I answer that, To suffer ecstasy means to be placed outside oneself. This happens as to the apprehensive power and as to the appetitive power. As to the apprehensive power, a man is said to be placed outside himself, when he is placed outside the knowledge proper to him. This may be due to his being raised to a higher knowledge; thus, a man is said to suffer ecstasy, inasmuch as he is placed outside the connatural apprehension of his sense and reason, when he is raised up so as to comprehend things that surpass sense and reason: or it may be due to his being cast down into a state of debasement; thus a man may be said to suffer ecstasy, when he is overcome by violent passion or madness.

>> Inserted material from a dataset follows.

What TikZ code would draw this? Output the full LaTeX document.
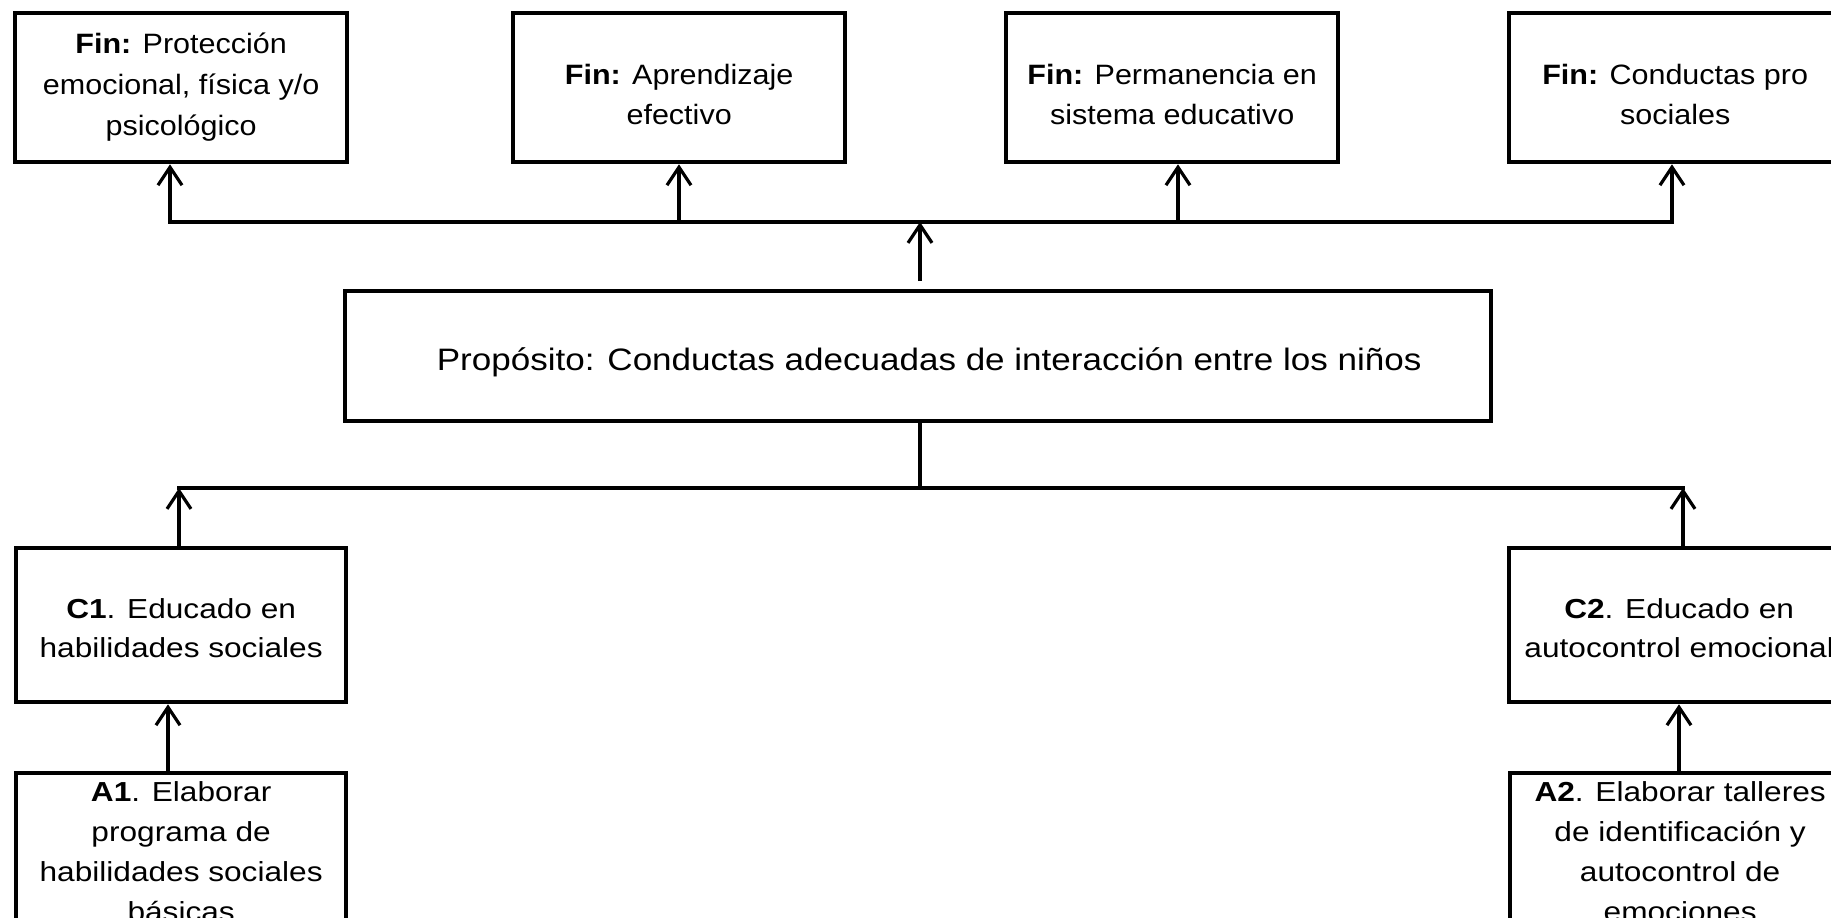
\documentclass[tikz,border=0pt]{standalone}
\usepackage{fontspec}
\setmainfont{Liberation Sans}
\newfontfamily\finfont{Liberation Sans}[FakeStretch=1.09]
\newfontfamily\propfont{Liberation Sans}[FakeStretch=1.13]
\newfontfamily\cafont{Liberation Sans}[FakeStretch=1.15]
\usetikzlibrary{arrows.meta}
\newcommand\btext[5]{\parbox[t]{#1}{\centering #2\fontsize{#3}{#4}\selectfont #5\par}}
\tikzset{
  bx/.style={draw=black, line width=4.3pt, inner sep=0pt, anchor=north west},
  conn/.style={draw=black, line width=3.2pt},
  bus/.style={draw=black, line width=3.2pt, line cap=rect},
  arr/.style={draw=black, line width=3.2pt, -{Straight Barb[length=18pt,width=24pt]}}
}
\begin{document}
\begin{tikzpicture}[x=1pt, y=-1pt]
\useasboundingbox (0,0) rectangle (1831,918);
\clip (0,0) rectangle (1831,918);
\fill[white] (0,0) rectangle (1831,918);

% Fin boxes
\node[bx, text height=40pt, text depth=109pt] (f1) at (13,11)
  {\btext{332pt}{\finfont}{28}{41}{\textbf{Fin:} Protección\\emocional, física y/o\\psicológico}};
\node[bx, text height=71pt, text depth=78pt] (f2) at (511,11)
  {\btext{332pt}{\finfont}{28}{40}{\textbf{Fin:} Aprendizaje\\efectivo}};
\node[bx, text height=71pt, text depth=78pt] (f3) at (1004,11)
  {\btext{332pt}{\finfont}{28}{40}{\textbf{Fin:} Permanencia en\\sistema educativo}};
\node[bx, text height=71pt, text depth=78pt] (f4) at (1507,11)
  {\btext{332pt}{\finfont}{28}{40}{\textbf{Fin:} Conductas pro\\sociales}};

% Proposito
\node[bx, text height=79pt, text depth=51pt] (prop) at (343,289)
  {\btext{1146pt}{\propfont}{31}{40}{\hspace*{22pt}Propósito: Conductas adecuadas de interacción entre los niños}};

% Components
\node[bx, text height=70pt, text depth=84pt] (c1) at (14,546)
  {\btext{330pt}{\cafont}{27.5}{39}{\textbf{C1}. Educado en\\habilidades sociales}};
\node[bx, text height=70pt, text depth=84pt] (c2) at (1507,546)
  {\btext{340pt}{\cafont}{27.5}{39}{\textbf{C2}. Educado en\\autocontrol emocional}};

% Activities
\node[bx, text height=28pt, text depth=200pt] (a1) at (14,771)
  {\btext{330pt}{\cafont}{27.5}{40}{\textbf{A1}. Elaborar\\programa de\\habilidades sociales\\básicas}};
\node[bx, text height=28pt, text depth=200pt] (a2) at (1508,771)
  {\btext{340pt}{\cafont}{27.5}{40}{\textbf{A2}. Elaborar talleres\\de identificación y\\autocontrol de\\emociones}};

% top bus
\coordinate (t1) at (170,222);
\coordinate (t2) at (679,222);
\coordinate (tc) at (920,222);
\coordinate (t3) at (1178,222);
\coordinate (t4) at (1672,222);
\draw[bus] (t1) -- (t4);
\draw[arr] (t1) -- (t1 |- f1.south);
\draw[arr] (t2) -- (t2 |- f2.south);
\draw[arr] (t3) -- (t3 |- f3.south);
\draw[arr] (t4) -- (t4 |- f4.south);
\draw[arr] ([yshift=8pt]tc |- prop.north) -- (tc);

% bottom bus
\coordinate (bc) at (920,488);
\coordinate (b1) at (179,488);
\coordinate (b2) at (1683,488);
\draw[conn] (prop.south -| bc) -- (bc);
\draw[bus] (b1) -- (b2);
\draw[arr] (b1 |- c1.north) -- (b1);
\draw[arr] (b2 |- c2.north) -- (b2);

% activities to components
\coordinate (k1) at (168,700);
\coordinate (k2) at (1679,700);
\draw[arr] (k1 |- a1.north) -- (k1 |- c1.south);
\draw[arr] (k2 |- a2.north) -- (k2 |- c2.south);
\end{tikzpicture}
\end{document}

As to the appetitive power, a man is said to suffer ecstasy, when that power is borne towards something else, so that it goes forth out from itself, as it were.

The first of these ecstasies is caused by love dispositively in so far, namely, as love makes the lover dwell on the beloved, as stated above (A[2]), and to dwell intently on one thing draws the mind from other things. The second ecstasy is caused by love directly; by love of friendship, simply; by love of concupiscence not simply but in a restricted sense. Because in love of concupiscence, the lover is carried out of himself, in a certain sense; in so far, namely, as not being satisfied with enjoying the good that he has, he seeks to enjoy something outside himself. But since he seeks to have this extrinsic good for himself, he does not go out from himself simply, and this movement remains finally within him. On the other hand, in the love of friendship, a man's affection goes out from itself simply; because he wishes and does good to his friend, by caring and providing for him, for his sake.

Reply to Objection 1: This argument is true of the first kind of ecstasy.

Reply to Objection 2: This argument applies to love of concupiscence, which, as stated above, does not cause ecstasy simply.

Reply to Objection 3: He who loves, goes out from himself, in so far as he wills the good of his friend and works for it. Yet he does not will the good of his friend more than his own good: and so it does not follow that he loves another more than himself.